[Charts and diagrams as code]
--- begin ---

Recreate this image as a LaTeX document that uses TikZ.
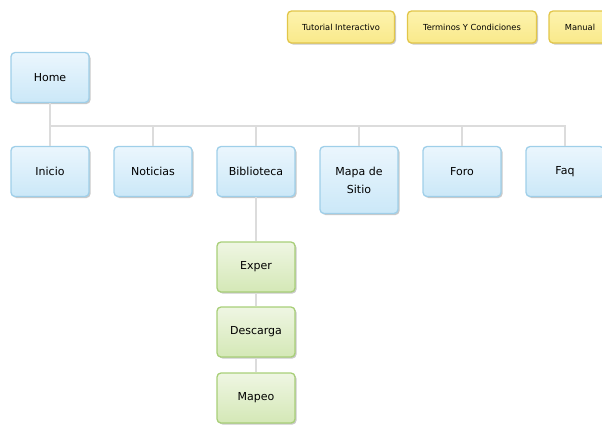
\documentclass[tikz,border=0pt]{standalone}
\usepackage{fontspec}
\setmainfont{DejaVu Sans}
\usetikzlibrary{shadows}
\definecolor{linkgray}{HTML}{DCDCDC}
\definecolor{blueline}{HTML}{9FCFE9}
\definecolor{bluetop}{HTML}{EBF6FD}
\definecolor{bluebot}{HTML}{CBE8F8}
\definecolor{greenline}{HTML}{A8CF78}
\definecolor{greentop}{HTML}{EFF6E3}
\definecolor{greenbot}{HTML}{D4E8B6}
\definecolor{yellowline}{HTML}{E2C64A}
\definecolor{yellowtop}{HTML}{FDF3AE}
\definecolor{yellowbot}{HTML}{F9E98A}
\tikzset{
  page/.style={draw=blueline, line width=1.3pt, rounded corners=4pt,
    top color=bluetop, bottom color=bluebot, text=black,
    font=\fontsize{11}{18}\selectfont,
    minimum width=78pt, minimum height=50pt, align=center, inner sep=0pt,
    drop shadow={shadow xshift=1.5pt, shadow yshift=-1.5pt, fill=black!35, opacity=0.6}},
  subpage/.style={page, draw=greenline, top color=greentop, bottom color=greenbot},
  extra/.style={page, draw=yellowline, top color=yellowtop, bottom color=yellowbot,
    minimum height=32pt, font=\fontsize{8.3}{9}\selectfont},
  link/.style={draw=linkgray, line width=1.6pt}
}
\begin{document}
\begin{tikzpicture}[x=1pt, y=-1pt]
  \useasboundingbox (0,0) rectangle (602,424);
  \draw
    (50,77.5) node[page] (home){Home}
    (50,171.5) node[page] (inicio){Inicio}
    (153,171.5) node[page] (noticias){Noticias}
    (256,171.5) node[page] (biblioteca){Biblioteca}
    (359,180) node[page, minimum height=67pt] (mapa){Mapa de\\Sitio}
    (462,171.5) node[page] (foro){Foro}
    (565,171.5) node[page] (faq){Faq}
    (256,267) node[subpage] (exper){Exper}
    (256,332) node[subpage] (descarga){Descarga}
    (256,398) node[subpage] (mapeo){Mapeo}
    (341,27) node[extra, minimum width=107pt] (tutorial){Tutorial Interactivo}
    (472,27) node[extra, minimum width=129pt] (terminos){Terminos Y Condiciones}
    (580,27) node[extra, minimum width=62pt] (manual){Manual};
  \coordinate (bus) at (50,126);
  \begin{scope}[link]
    \draw (home) to (bus);
    \foreach \n in {inicio,noticias,biblioteca,mapa,foro,faq}
      \draw (bus) -| (\n.north);
    \draw (biblioteca) to (exper);
    \draw (exper) to (descarga);
    \draw (descarga) to (mapeo);
  \end{scope}
\end{tikzpicture}
\end{document}
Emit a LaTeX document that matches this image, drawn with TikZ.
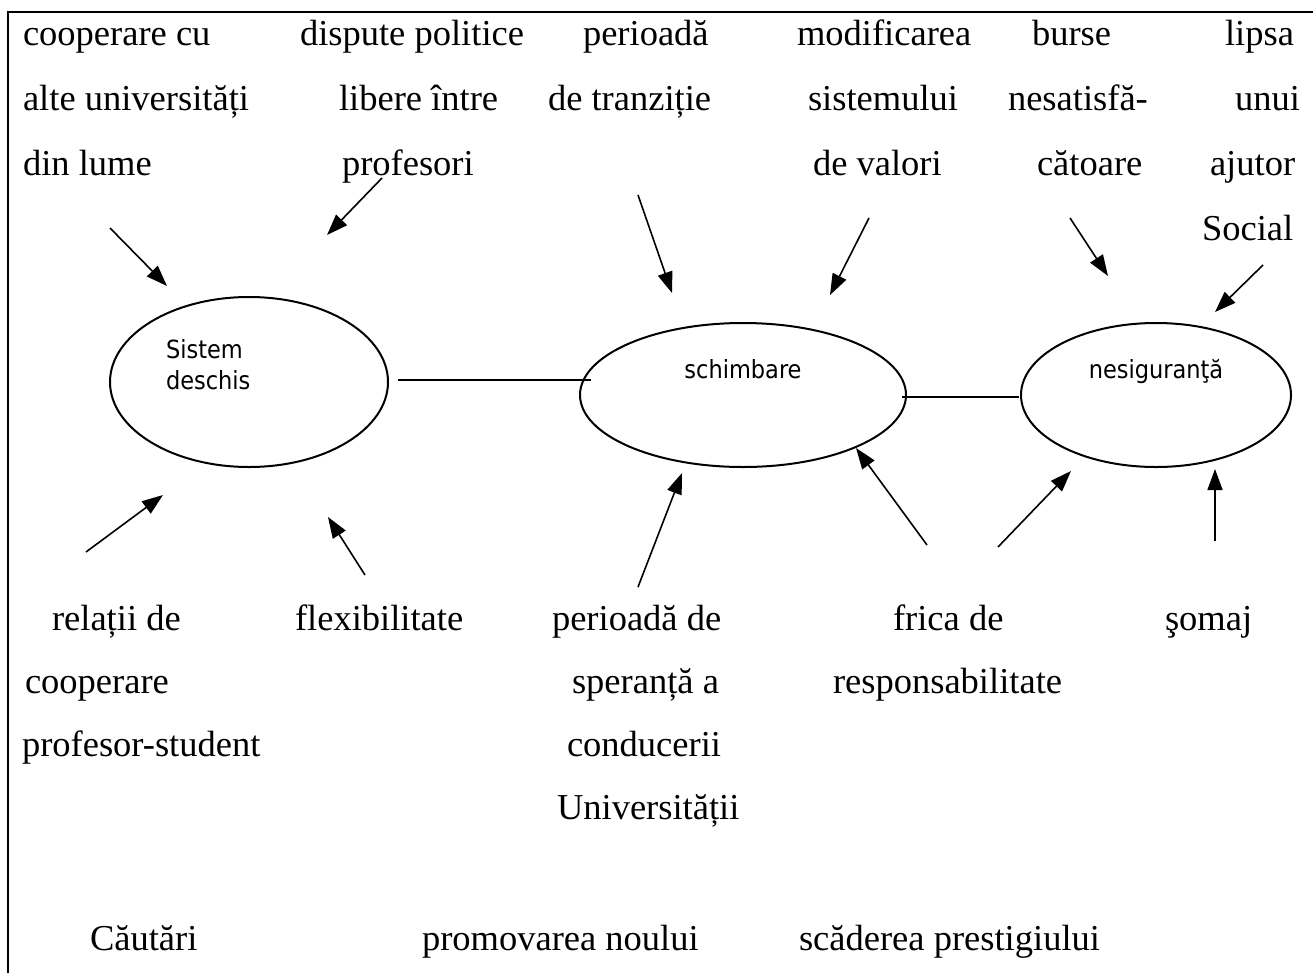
\documentclass[tikz,border=0pt]{standalone}
\usepackage{fontspec}
\setmainfont{Liberation Serif}
\newfontfamily\ellfont{DejaVu Sans Condensed}
\usetikzlibrary{arrows.meta,shapes.geometric}
\tikzset{
  txt/.style={anchor=base west, inner sep=0pt, outer sep=0pt, font=\fontsize{36.5}{44}\selectfont},
  etxt/.style={anchor=base west, inner sep=0pt, outer sep=0pt, font=\ellfont\fontsize{25}{30}\selectfont},
  ell/.style={draw, ellipse, line width=2pt, inner sep=0pt},
  arr/.style={line width=1.6pt, -{Triangle[length=21pt,width=15pt]}},
  link/.style={line width=2pt},
  frame/.style={line width=2.6pt}
}
\begin{document}
\begin{tikzpicture}[x=1pt,y=-1pt]
\useasboundingbox (0,0) rectangle (1313,972);
% frame
\coordinate (fb) at (8,975);
\coordinate (fc) at (8,12);
\coordinate (fr) at (1316,12);
\draw[frame] (fb) -- (fc) -- (fr);

% ellipses
\node[ell, minimum width=278pt, minimum height=170pt] (e1) at (249,382) {};
\node[ell, minimum width=326pt, minimum height=144pt] (e2) at (743,395) {};
\node[ell, minimum width=270pt, minimum height=144pt] (e3) at (1156,395) {};
\node[etxt] (s1) at (166,358) {Sistem};
\node[etxt] (s2) at (166,389) {deschis};
\node[etxt, anchor=base] (s3) at (743,378) {schimbare};
\node[etxt, anchor=base] (s4) at (1156,378) {nesiguranţă};

% links
\coordinate (l1a) at (398,380);
\coordinate (l1b) at (591,380);
\coordinate (l2a) at (902,397);
\coordinate (l2b) at (1019,397);
\draw[link] (l1a) -- (l1b);
\draw[link] (l2a) -- (l2b);

% top texts
\node[txt] (a1) at (23,45) {cooperare cu};
\node[txt] (a2) at (23,110) {alte universități};
\node[txt] (a3) at (23,175) {din lume};
\node[txt] (b1) at (300,45) {dispute politice};
\node[txt] (b2) at (339,110) {libere între};
\node[txt] (b3) at (342,175) {profesori};
\node[txt] (c1) at (583,45) {perioadă};
\node[txt] (c2) at (548,110) {de tranziție};
\node[txt] (d1) at (797,45) {modificarea};
\node[txt] (d2) at (808,110) {sistemului};
\node[txt] (d3) at (813,175) {de valori};
\node[txt] (g1) at (1032,45) {burse};
\node[txt] (g2) at (1008,110) {nesatisfă-};
\node[txt] (g3) at (1037,175) {cătoare};
\node[txt] (h1) at (1225,45) {lipsa};
\node[txt] (h2) at (1235,110) {unui};
\node[txt] (h3) at (1210,175) {ajutor};
\node[txt] (h4) at (1202,240) {Social};

% bottom texts
\node[txt] (r1) at (52,630) {relații de};
\node[txt] (r2) at (25,693) {cooperare};
\node[txt] (r3) at (22,756) {profesor-student};
\node[txt] (f1) at (295,630) {flexibilitate};
\node[txt] (p1) at (552,630) {perioadă de};
\node[txt] (p2) at (572,693) {speranță a};
\node[txt] (p3) at (567,756) {conducerii};
\node[txt] (p4) at (557,819) {Universității};
\node[txt] (q1) at (893,630) {frica de};
\node[txt] (q2) at (833,693) {responsabilitate};
\node[txt] (o1) at (1165,630) {şomaj};
\node[txt] (z1) at (90,950) {Căutări};
\node[txt] (z2) at (422,950) {promovarea noului};
\node[txt] (z3) at (799,950) {scăderea prestigiului};

% arrows
\coordinate (A1s) at (110,228);  \coordinate (A1t) at (167,286);
\coordinate (A2s) at (382,178);  \coordinate (A2t) at (327,235);
\coordinate (A3s) at (638,195);  \coordinate (A3t) at (672,293);
\coordinate (A4s) at (869,218);  \coordinate (A4t) at (830,295);
\coordinate (A5s) at (1070,218); \coordinate (A5t) at (1108,276);
\coordinate (A6s) at (1263,265); \coordinate (A6t) at (1215,312);
\coordinate (A7s) at (86,552);   \coordinate (A7t) at (163,495);
\coordinate (A8s) at (365,575);  \coordinate (A8t) at (328,517);
\coordinate (A9s) at (638,587);  \coordinate (A9t) at (682,473);
\coordinate (A10s) at (927,545); \coordinate (A10t) at (856,448);
\coordinate (A11s) at (998,547); \coordinate (A11t) at (1071,471);
\coordinate (A12s) at (1215,541);\coordinate (A12t) at (1215,469);
\foreach \i in {1,...,12} {\draw[arr] (A\i s) -- (A\i t);}
\end{tikzpicture}
\end{document}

--- end ---

WRITTEN INSTRUCTION:
Give back the exact lines above, running from the one that has "Emit a LaTeX" through the one that has "(l2a) -- (l2b);", with nothing added and no pictures.

RESULT OF THE TASK:
Emit a LaTeX document that matches this image, drawn with TikZ.
\documentclass[tikz,border=0pt]{standalone}
\usepackage{fontspec}
\setmainfont{Liberation Serif}
\newfontfamily\ellfont{DejaVu Sans Condensed}
\usetikzlibrary{arrows.meta,shapes.geometric}
\tikzset{
  txt/.style={anchor=base west, inner sep=0pt, outer sep=0pt, font=\fontsize{36.5}{44}\selectfont},
  etxt/.style={anchor=base west, inner sep=0pt, outer sep=0pt, font=\ellfont\fontsize{25}{30}\selectfont},
  ell/.style={draw, ellipse, line width=2pt, inner sep=0pt},
  arr/.style={line width=1.6pt, -{Triangle[length=21pt,width=15pt]}},
  link/.style={line width=2pt},
  frame/.style={line width=2.6pt}
}
\begin{document}
\begin{tikzpicture}[x=1pt,y=-1pt]
\useasboundingbox (0,0) rectangle (1313,972);
% frame
\coordinate (fb) at (8,975);
\coordinate (fc) at (8,12);
\coordinate (fr) at (1316,12);
\draw[frame] (fb) -- (fc) -- (fr);

% ellipses
\node[ell, minimum width=278pt, minimum height=170pt] (e1) at (249,382) {};
\node[ell, minimum width=326pt, minimum height=144pt] (e2) at (743,395) {};
\node[ell, minimum width=270pt, minimum height=144pt] (e3) at (1156,395) {};
\node[etxt] (s1) at (166,358) {Sistem};
\node[etxt] (s2) at (166,389) {deschis};
\node[etxt, anchor=base] (s3) at (743,378) {schimbare};
\node[etxt, anchor=base] (s4) at (1156,378) {nesiguranţă};

% links
\coordinate (l1a) at (398,380);
\coordinate (l1b) at (591,380);
\coordinate (l2a) at (902,397);
\coordinate (l2b) at (1019,397);
\draw[link] (l1a) -- (l1b);
\draw[link] (l2a) -- (l2b);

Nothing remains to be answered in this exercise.